I’m sure the medical experience after it started only made things worse. ”

“You deserved better than all of that.”

“Thank you,” I said, tears burning in my eyes.

I’d known she was the right person to tell, but I hadn’t realised how much I’d needed the experience of telling someone and being validated.

How different my whole journey with it could have been if the doctor’s response had been closer to Eve’s, how I wouldn’t have needed to spend time learning all about it to treat myself.

“You deserve the world, Ophelia,” Eve said softly.

I didn’t know about that, but I would forever be grateful at getting a second shot at the world she existed in.

I swallowed against the lump in my throat.

“So, yeah, when all of that was happening, the stubborn part of me kicked in, and I decided I was taking my body back. From both my ex and the doctor—and, in a way, from myself too. I couldn’t decide what happened with the whole…

vaginismus thing, but I could own every other part of my body.

So I did. And I ended up liking swimming.

I took it a little far at one point, but I have a healthier relationship with the whole thing these days.

Not the… vaginismus, obviously, but the other stuff.

And nobody ever gets to tell me it’s because I’m chubby again. ”

“You’re so strong,” Eve said, and she sounded like she meant it. “You’ve been through so much, but you’re still here, still strong and perfect—which, just for the record and the people who apparently need to hear it, you always have been. And I’m so grateful to you for letting me in.”

“It’s really not that big of a deal.”

“It is, and I know that. And I’m here for you.”

I squeezed her tightly, though I wondered if it felt like nothing compared to her. “Guess I’m glad I was stubborn enough to survive it all then.”

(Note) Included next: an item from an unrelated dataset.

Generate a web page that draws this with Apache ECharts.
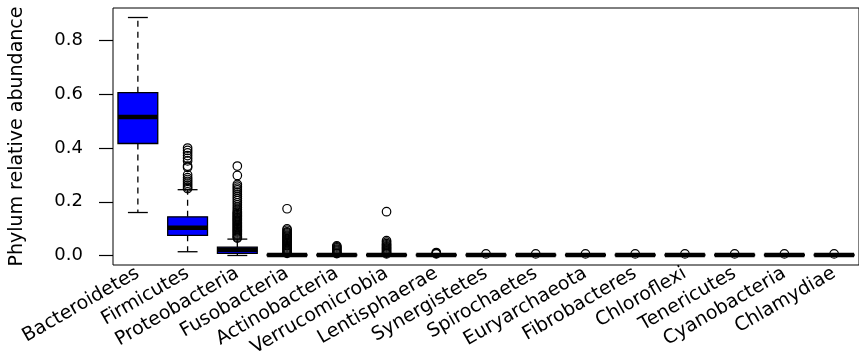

“I like that you’re stubborn,” she replied, apparently picking up on the fact that stubbornness was another thing I’d been told was wrong about me.

Was it possible that there was someone who could like all the things about you that other people hated? It felt ridiculous and impossible that, for me, that person could be Eve Archer. But here she was.

I squeezed her tighter again, trying to put all of my feelings into it. “Just for your record, while we’re on it, I meant what I said at brunch. You’ve always been perfect too, and anyone who has ever said otherwise is wrong.”

She laughed, and I was almost certain she pressed a quick kiss to my shoulder.